Flux scaling in Rayleigh Bénard convection: a local boundary layer analysis

Abstract

We study the effect of shear due to the large scale flow (LSF) on the heat flux in Rayleigh B'enard convection for a range of near-plate Rayleigh numbers $8\times 10^7 \leq Ra_w \leq 5\times 10^{14}$, by studying its effect on the local boundary layers (BLs) on either sides of the plumes, which are much thinner than the global shear BL created by the LSF velocity $V_F$. Considering these local BLs forced externally by the LSF, we obtain a fifth order algebraic equation for the local boundary layer thicknesses.
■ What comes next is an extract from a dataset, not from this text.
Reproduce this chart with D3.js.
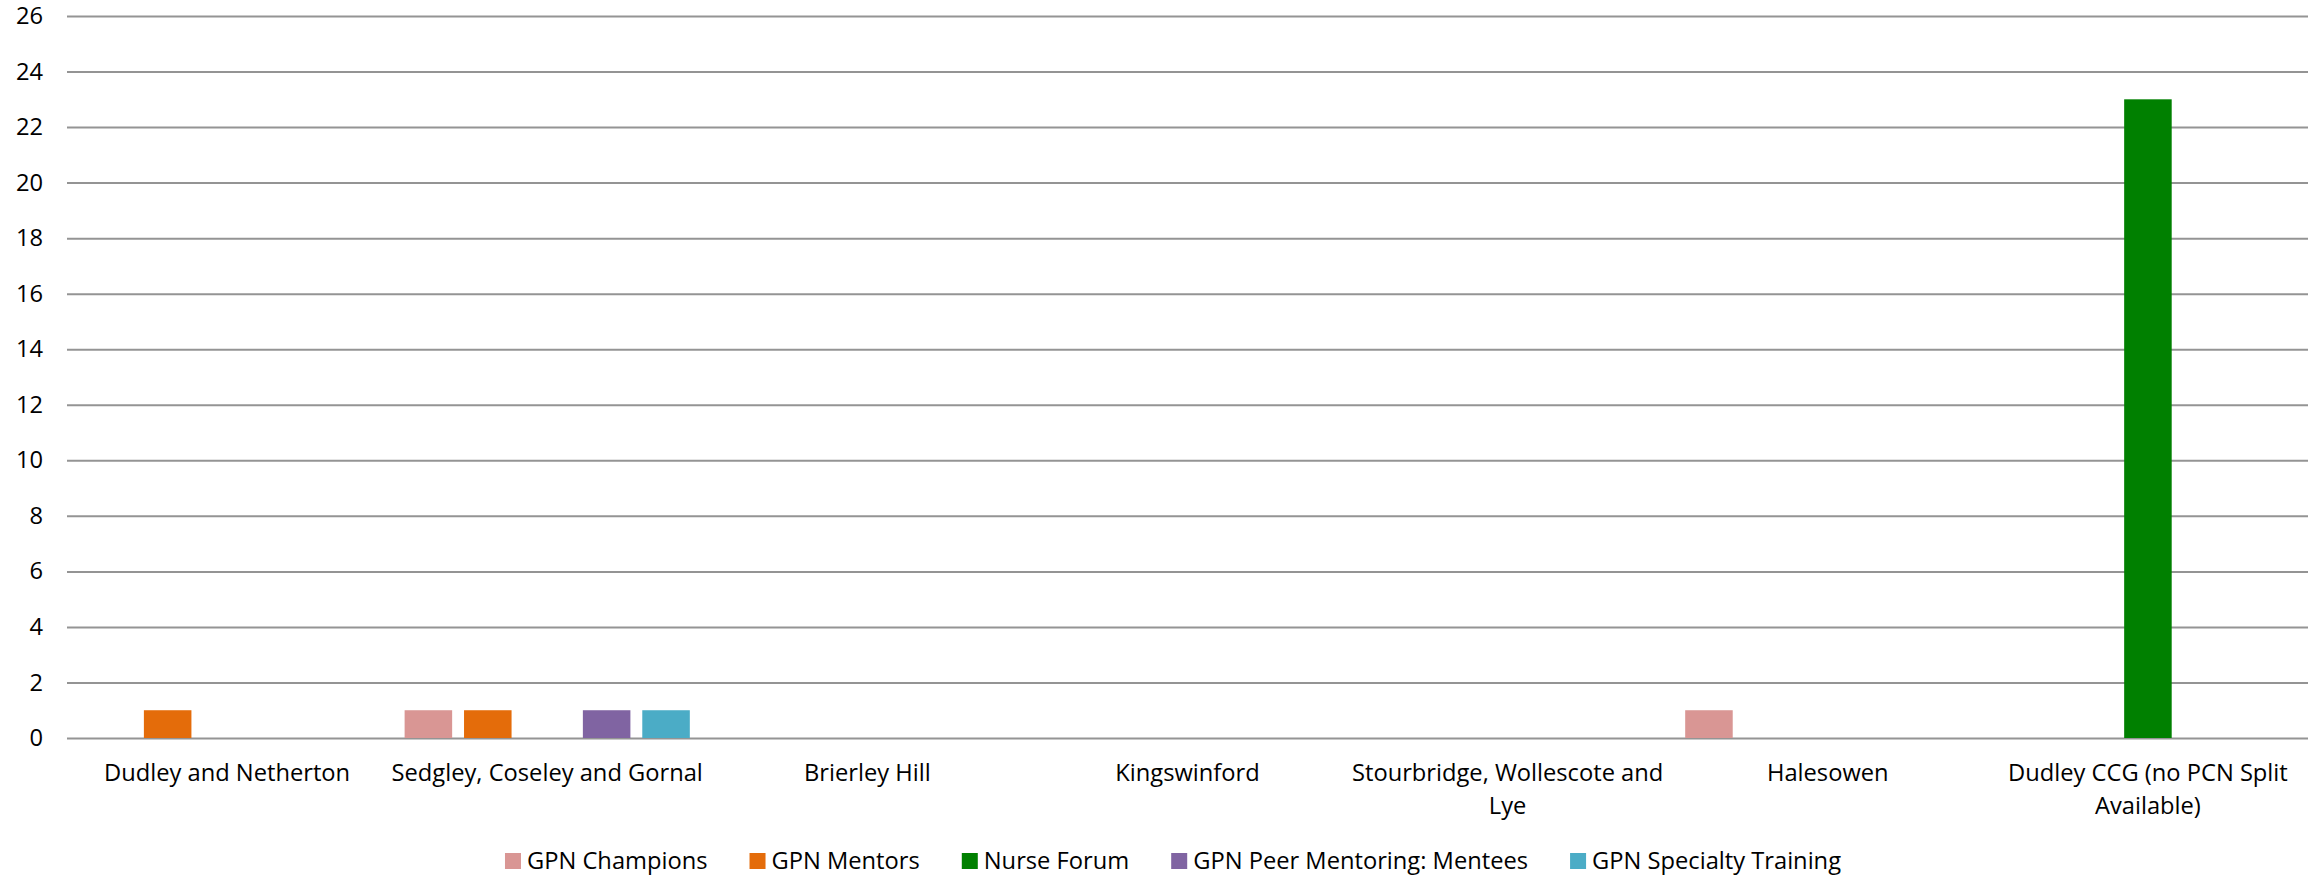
<!DOCTYPE html>
<html>
<head>
<meta charset="utf-8">
<script src="https://cdn.jsdelivr.net/npm/d3@7"></script>
<style>
  body { margin: 0; background: #fff; }
  svg text { font-family: "Open Sans", sans-serif; fill: #000; }
</style>
</head>
<body>
<svg id="chart"></svg>
<script>
var categories = [
    'Dudley and Netherton',
    'Sedgley, Coseley and Gornal',
    'Brierley Hill',
    'Kingswinford',
    'Stourbridge, Wollescote and Lye',
    'Halesowen',
    'Dudley CCG (no PCN Split Available)'
];
var seriesNames = ['GPN Champions', 'GPN Mentors', 'Nurse Forum', 'GPN Peer Mentoring: Mentees', 'GPN Specialty Training'];
var seriesColors = ['#D99694', '#E46C0A', '#008000', '#8064A2', '#4BACC6'];

var gpnChampions = [0, 1, 0, 0, 0, 1, 0],
    gpnMentors = [1, 1, 0, 0, 0, 0, 0],
    nurseForum = [0, 0, 0, 0, 0, 0, 23],
    peerMentees = [0, 1, 0, 0, 0, 0, 0],
    specialtyTraining = [0, 1, 0, 0, 0, 0, 0];
var seriesValues = [gpnChampions, gpnMentors, nurseForum, peerMentees, specialtyTraining];

var yTicks = [0, 2, 4, 6, 8, 10, 12, 14, 16, 18, 20, 22, 24, 26];

var width = 2321,
    height = 876,
    margin = { top: 16, right: 13, bottom: 138, left: 67 },
    plotWidth = width - margin.left - margin.right,
    plotHeight = height - margin.top - margin.bottom,
    fontSize = '23.7px';

var svg = d3.select('svg#chart')
    .attr('width', width)
    .attr('height', height);

var x0 = d3.scaleBand()
    .domain(categories)
    .range([0, plotWidth])
    .padding(0);

var x1 = d3.scaleBand()
    .domain(seriesNames)
    .range([0, x0.bandwidth()])
    .paddingInner(0.2)
    .paddingOuter(0.294);

var y = d3.scaleLinear()
    .domain([0, 26])
    .range([plotHeight, 0]);

var plot = svg.append('g')
    .attr('transform', 'translate(' + margin.left + ',' + margin.top + ')');

// gridlines + y labels
var yAxis = plot.append('g')
    .call(d3.axisLeft(y).tickValues(yTicks).tickSize(-plotWidth).tickPadding(24).tickFormat(d3.format('d')));
yAxis.select('.domain').remove();
yAxis.selectAll('.tick line')
    .attr('stroke', '#949494')
    .attr('stroke-width', 2);
yAxis.selectAll('.tick text')
    .style('font-size', fontSize)
    .attr('fill', '#000');

// bars
var bars = [];
seriesNames.forEach(function(name, s) {
    seriesValues[s].forEach(function(v, c) {
        if (v > 0) bars.push({ series: name, color: seriesColors[s], cat: categories[c], value: v });
    });
});

plot.append('g').selectAll('rect')
    .data(bars)
    .join('rect')
    .attr('x', function(d) { return x0(d.cat) + x1(d.series); })
    .attr('y', function(d) { return y(d.value); })
    .attr('width', x1.bandwidth())
    .attr('height', function(d) { return y(0) - y(d.value); })
    .attr('fill', function(d) { return d.color; });

// category labels, wrapped to the band width
var labels = plot.append('g')
    .attr('transform', 'translate(0,' + (plotHeight + 43) + ')')
    .selectAll('text')
    .data(categories)
    .join('text')
    .attr('x', function(d) { return x0(d) + x0.bandwidth() / 2; })
    .attr('y', 0)
    .attr('text-anchor', 'middle')
    .style('font-size', fontSize)
    .each(wrapLabel);

function wrapLabel(d) {
    var text = d3.select(this),
        words = d.split(' '),
        line = [],
        tspan = text.append('tspan').attr('x', text.attr('x')).attr('dy', 0);
    words.forEach(function(word) {
        line.push(word);
        tspan.text(line.join(' '));
        if (tspan.node().getComputedTextLength() > 318 && line.length > 1) {
            line.pop();
            tspan.text(line.join(' '));
            line = [word];
            tspan = text.append('tspan').attr('x', text.attr('x')).attr('dy', 32.5).text(word);
        }
    });
}

// legend
var legend = svg.append('g').attr('transform', 'translate(0,861)');
var items = legend.selectAll('g')
    .data(seriesNames)
    .join('g');

items.append('rect')
    .attr('x', 0)
    .attr('y', -8)
    .attr('width', 16)
    .attr('height', 16)
    .attr('fill', function(d, i) { return seriesColors[i]; });

items.append('text')
    .attr('x', 22)
    .attr('y', 0)
    .attr('dy', '0.35em')
    .style('font-size', fontSize)
    .text(function(d) { return d; });

var itemGap = 42, offset = 0, positions = [];
items.each(function() {
    positions.push(offset);
    offset += 22 + d3.select(this).select('text').node().getComputedTextLength() + itemGap;
});
var legendWidth = offset - itemGap,
    legendStart = 1173 - legendWidth / 2;
items.attr('transform', function(d, i) { return 'translate(' + (legendStart + positions[i]) + ',0)'; });
</script>
</body>
</html>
Solving these equations numerically using $Re$ relations for aspect ratios $\Gamma=1$ and 0.5, we obtain the variation of the local BL thicknesses with the longitudinal distance for various $Ra_w$. We find that the average shear acting on the edges of these local BLs ($\overline{u|}_{z=\delta}$) increases as $\overline{u|}_{z=\delta} \sim Ra_w^{1/3}$ for $8\times 10^7\leq Ra_w \leq 10^{12}$ at $\Gamma=1$, and as $\overline{u|}_{z=\delta} \sim Ra_w^{0.38}$ for $1\times 10^{11}\leq Ra_w \leq 5\times 10^{14}$ at $\Gamma=0.5$. We then estimate the average local thermal BL thickness to find the global Nusselt number $Nu$.We find that $Nu\sim Ra_w^m$, where $m\approx 0.327$ for $8\times 10^7 \leq Ra_w \leq 1\times 10^{12}$ at $\Gamma=1$, and $m=0.33$ for $1\times10^{11}\leq Ra_w \leq 5\times10^{14}$ at $\Gamma=0.5$. Inspite of the increasing shear on these BLs with increasing $Ra_w$, we then surprisingly obtain the classical 1/3 scaling of flux since the shear forcing acting on those BLs remains sub-dominant compared to the NCBL velocities ($V_{bl}$) within these BLs, upto $Ra_w\leq 5\times10^{14}$.